My Little Pony Sterile Adhesive Bandages (walmart.com)
Much of the brand’s success can be credited to strategic marketing campaigns from its beginnings in 1920. Nearly everyone, regardless of gender, class, ethnicity, or color, uses disposable adhesive bandages. Despite this, the overwhelming majority of print and television advertisements in the early decades of the brand not only featured but were expressly marketed to suburban white mothers.
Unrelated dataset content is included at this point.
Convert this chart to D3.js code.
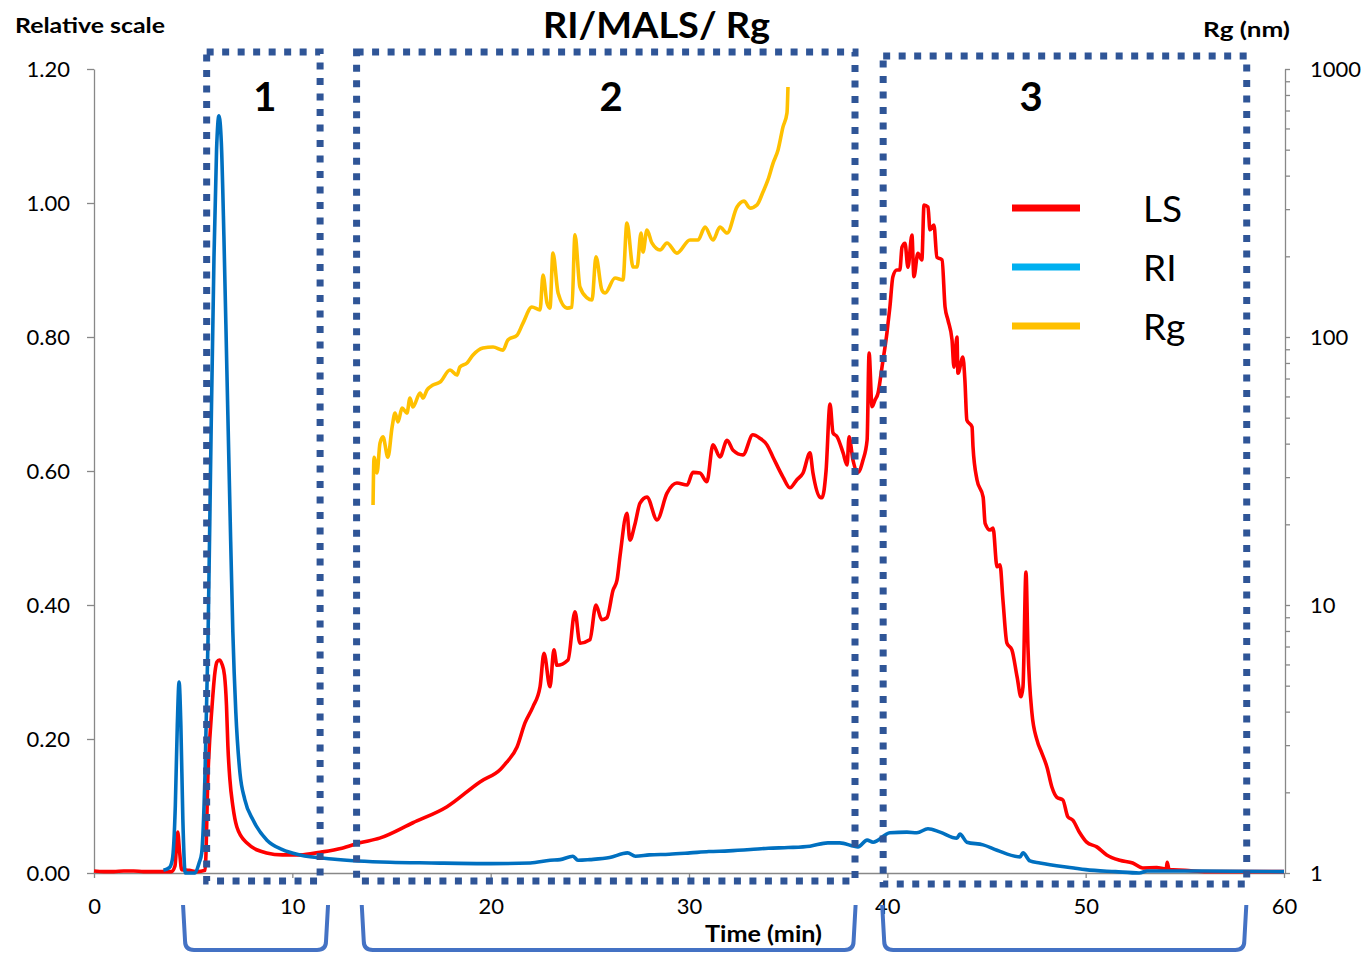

Since the 1950s, advertisements and packaging are designed to appeal to the number one user (but not purchaser) of the product. For American children, adhesive bandages are equal parts panacea, war story, and fashion statement. Most parents have put bandages on a range of boo-boos, from cuts and scrapes to bruises and imaginary (albeit extremely painful and life threatening) flesh wounds. Children use adhesive bandages as storytelling devices. It makes them feel special. Bandages and more specifically BAND-AIDs have developed into more than first-aid. To children under 10 years old, the product has important emotional and almost supernatural healing abilities.
This exhibition explores wound treatment throughout history, from ancient treatments to ready-made first-aid adhesive bandages. The second half of the exhibition looks at the marketing of bandages and investigates how the simple strip of plastic and cotton became childhood staple.